Mary Martin's Broadway legacy -- A tribute to one of musical theater's biggest stars
Mary Martin’s Broadway legacy
Throughout the four decades that she graced the Broadway stage, Mary Martin, who died of cancer Nov. 3 at age 76, never lost her rosy-cheeked innocence or her zip. Born in Weatherford, Tex., the big-eyed country girl was cast wildly against type in Cole Porter’s Leave It to Me back in 1938 — and her sweet-voiced rendition of the racy ”My Heart Belongs to Daddy” made her a star. She went on to define several of the musical theater’s classic roles: Maria von Trapp in The Sound of Music, Nellie Forbush in South Pacific, and, of course, the spritely hero of Peter Pan, a 1954 Broadway flop that became a children’s classic when it was televised in 1955.

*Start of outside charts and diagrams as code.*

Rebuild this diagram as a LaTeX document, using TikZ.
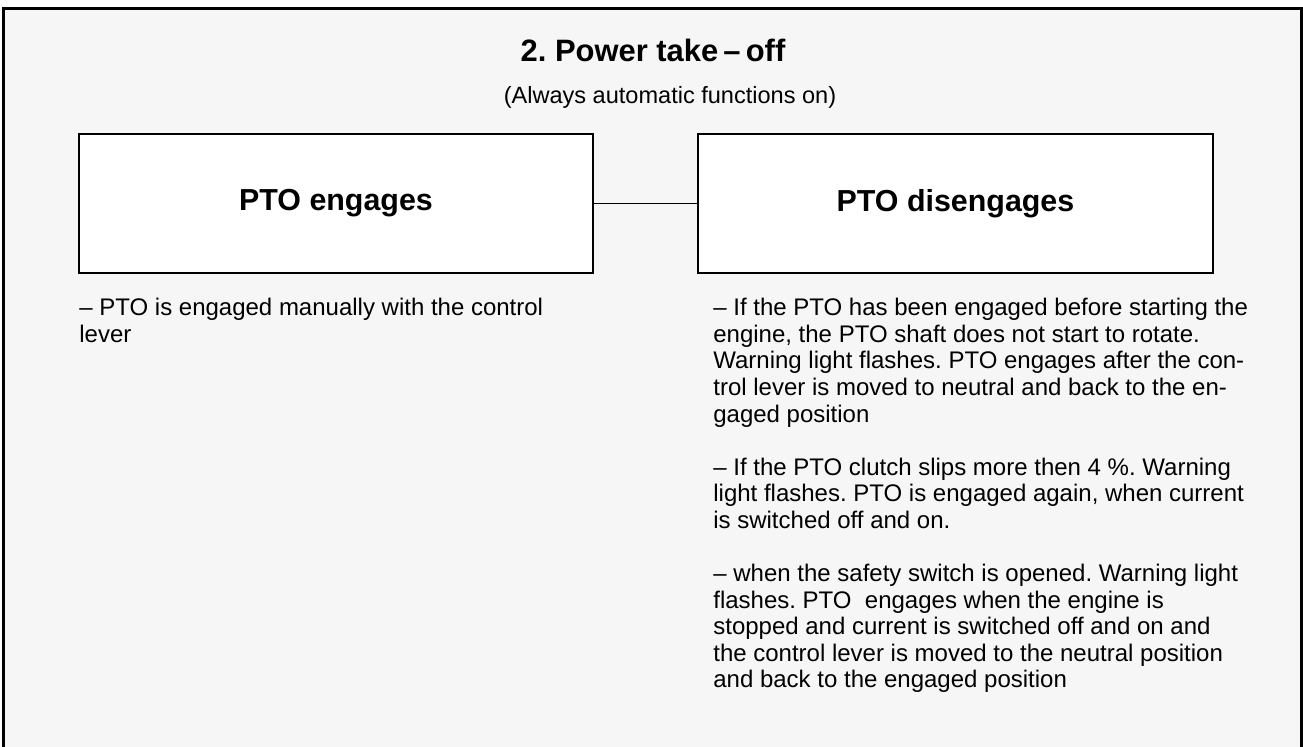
\documentclass[tikz,border=0pt]{standalone}
\usepackage{fontspec}
\setmainfont{Liberation Sans}
\definecolor{panelgray}{HTML}{F6F6F6}
\frenchspacing

\begin{document}
\begin{tikzpicture}[x=0.02cm, y=-0.02cm,
                heading/.style = {font=\fontsize{17.6}{21}\selectfont\bfseries},
                note/.style = {font=\fontsize{13.4}{16}\selectfont},
                mode/.style = {draw, line width=1.1pt, fill=white, minimum height=2.78cm,
                               font=\fontsize{17.3}{21}\selectfont\bfseries},
                body/.style = {anchor=north west, align=left, inner sep=0pt,
                               font=\fontsize{13.66}{15.13}\selectfont},
                wire/.style = {line width=0.9pt},
            ]
            \useasboundingbox (0,0) rectangle (1303,747);
            \fill[panelgray] (3.5,8.5) rectangle (1301.5,747);
            \draw[line width=1.2pt] (3.5,747) -- (3.5,8.5) -- (1301.5,8.5) -- (1301.5,747);

            \node (title) at (653,50) [heading] {2. Power take\,--\,off};
            \node (sub) at (670,97) [note] {(Always automatic functions on)};

            \node (eng) at (336,203.5) [mode, minimum width=10.28cm] {PTO engages};
            \node (dis) at (955.5,203.5) [mode, minimum width=10.3cm] {PTO disengages};
            \draw[wire] (eng) -- (dis);

            \node (engtxt) at (79,298) [body] {-- PTO is engaged manually with the control\\lever};
            \node (distxt) at (713,298) [body] {%
                -- If the PTO has been engaged before starting the\\
                engine, the PTO shaft does not start to rotate.\\
                Warning light flashes. PTO engages after the con-\\
                trol lever is moved to neutral and back to the en-\\
                gaged position\\[15.13pt]
                -- If the PTO clutch slips more then 4 \%. Warning\\
                light flashes. PTO is engaged again, when current\\
                is switched off and on.\\[15.13pt]
                -- when the safety switch is opened. Warning light\\
                flashes. PTO\ \ engages when the engine is\\
                stopped and current is switched off and on and\\
                the control lever is moved to the neutral position\\
                and back to the engaged position};
        \end{tikzpicture}
\end{document}
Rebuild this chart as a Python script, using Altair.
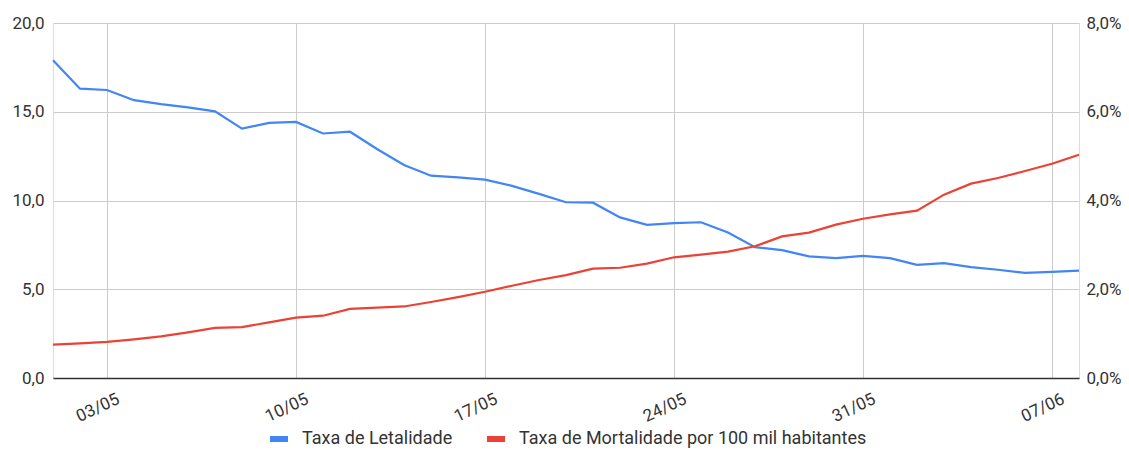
import altair as alt
import pandas as pd

datas = [
    "2020-05-01", "2020-05-02", "2020-05-03", "2020-05-04", "2020-05-05", "2020-05-06",
    "2020-05-07", "2020-05-08", "2020-05-09", "2020-05-10", "2020-05-11", "2020-05-12",
    "2020-05-13", "2020-05-14", "2020-05-15", "2020-05-16", "2020-05-17", "2020-05-18",
    "2020-05-19", "2020-05-20", "2020-05-21", "2020-05-22", "2020-05-23", "2020-05-24",
    "2020-05-25", "2020-05-26", "2020-05-27", "2020-05-28", "2020-05-29", "2020-05-30",
    "2020-05-31", "2020-06-01", "2020-06-02", "2020-06-03", "2020-06-04", "2020-06-05",
    "2020-06-06", "2020-06-07", "2020-06-08",
]

# Taxa de Letalidade (%), eixo direito
letalidade = [
    7.16, 6.52, 6.49, 6.26, 6.17, 6.10, 6.01, 5.62, 5.75, 5.77, 5.51, 5.55, 5.16,
    4.80, 4.56, 4.52, 4.47, 4.33, 4.15, 3.96, 3.95, 3.62, 3.45, 3.49, 3.51, 3.28,
    2.95, 2.88, 2.74, 2.70, 2.75, 2.70, 2.55, 2.59, 2.50, 2.44, 2.37, 2.39, 2.42,
]

# Taxa de Mortalidade por 100 mil habitantes, eixo esquerdo
mortalidade = [
    1.88, 1.95, 2.03, 2.18, 2.35, 2.57, 2.82, 2.87, 3.13, 3.40, 3.51, 3.89, 3.96,
    4.03, 4.28, 4.56, 4.86, 5.20, 5.52, 5.80, 6.16, 6.21, 6.44, 6.80, 6.95, 7.12,
    7.42, 7.98, 8.19, 8.64, 8.97, 9.22, 9.43, 10.33, 10.95, 11.27, 11.66, 12.07, 12.58,
]

series = ["Taxa de Letalidade", "Taxa de Mortalidade por 100 mil habitantes"]
cores = ["#4285F4", "#EA4335"]
x_ticks = [(5, 3), (5, 10), (5, 17), (5, 24), (5, 31), (6, 7)]
y_left_ticks = [0, 5, 10, 15, 20]
y_right_ticks = [0, 2, 4, 6, 8]

df_let = pd.DataFrame({"data": datas, "valor": letalidade, "serie": series[0]})
df_mort = pd.DataFrame({"data": datas, "valor": mortalidade, "serie": series[1]})

FONT = "Roboto"
LABEL_COLOR = "#333333"
AXIS_FS = 17

x_enc = alt.X(
    "data:T",
    scale=alt.Scale(
        type="utc",
        domain=[alt.DateTime(year=2020, month=5, date=1, utc=True),
                alt.DateTime(year=2020, month=6, date=8, utc=True)],
    ),
    axis=alt.Axis(
        title=None,
        values=[alt.DateTime(year=2020, month=m, date=d, utc=True) for m, d in x_ticks],
        format="%d/%m",
        labelAngle=335,
        labelAlign="right",
        labelBaseline="middle",
        labelPadding=20,
        labelOffset=11,
        labelFontSize=AXIS_FS,
        labelFont=FONT,
        labelColor=LABEL_COLOR,
        ticks=False,
        grid=True,
        gridColor="#cccccc",
        gridWidth=1,
        domain=True,
        domainColor="#333333",
        domainWidth=1.5,
    ),
)

color_enc = alt.Color(
    "serie:N",
    scale=alt.Scale(domain=series, range=cores),
    legend=alt.Legend(
        title=None,
        orient="none",
        legendX=214,
        legendY=404,
        direction="horizontal",
        padding=0,
        symbolType="stroke",
        symbolSize=324,
        symbolStrokeWidth=6,
        labelFontSize=18,
        labelFont=FONT,
        labelColor=LABEL_COLOR,
        labelLimit=0,
        labelOffset=11,
        columnPadding=22,
    ),
)

linha_let = alt.Chart(df_let).mark_line(strokeWidth=2.2).encode(
    x=x_enc,
    y=alt.Y(
        "valor:Q",
        scale=alt.Scale(domain=[0, 8]),
        axis=alt.Axis(
            orient="right",
            title=None,
            values=y_right_ticks,
            labelExpr="replace(format(datum.value, '.1f'), '.', ',') + '%'",
            grid=False,
            ticks=False,
            domain=False,
            labelPadding=7,
            labelFontSize=AXIS_FS,
            labelFont=FONT,
            labelColor=LABEL_COLOR,
        ),
    ),
    color=color_enc,
)

linha_mort = alt.Chart(df_mort).mark_line(strokeWidth=2.2).encode(
    x=x_enc,
    y=alt.Y(
        "valor:Q",
        scale=alt.Scale(domain=[0, 20]),
        axis=alt.Axis(
            orient="left",
            title=None,
            values=y_left_ticks,
            labelExpr="replace(format(datum.value, '.1f'), '.', ',')",
            grid=True,
            gridColor="#cccccc",
            gridWidth=1,
            ticks=False,
            domain=False,
            labelPadding=9,
            labelFontSize=AXIS_FS,
            labelFont=FONT,
            labelColor=LABEL_COLOR,
        ),
    ),
    color=color_enc,
)

chart = (
    alt.layer(linha_let, linha_mort)
    .resolve_scale(y="independent")
    .properties(
        width=1026,
        height=355,
        autosize=alt.AutoSizeParams(type="none"),
        padding={"left": 45, "top": 15, "right": 42, "bottom": 73},
    )
    .configure_view(stroke=None)
    .configure(font=FONT)
)

chart.save("out.html", embed_options={"renderer": "svg", "actions": False})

Released on video by Goodtimes this year, Peter Pan is one of the few Martin performances that are preserved for posterity. While her Broadway recordings are easy to find — Peter Pan and I Do! I Do! were recently reissued by RCA Victor — some know her mainly as ”J.R.’s mom”: Larry Hagman is one of her two children. The shrinkage of her fame didn’t bother her a bit. At age 70, one year after suffering two broken ribs and a collapsed lung in a taxi crash, the irrepressible Martin once more donned her Peter Pan costume to sail from the third balcony over the audience at a San Francisco theater benefit. ”And I flew!” she recalled last December. ”Oh, it was a bash.”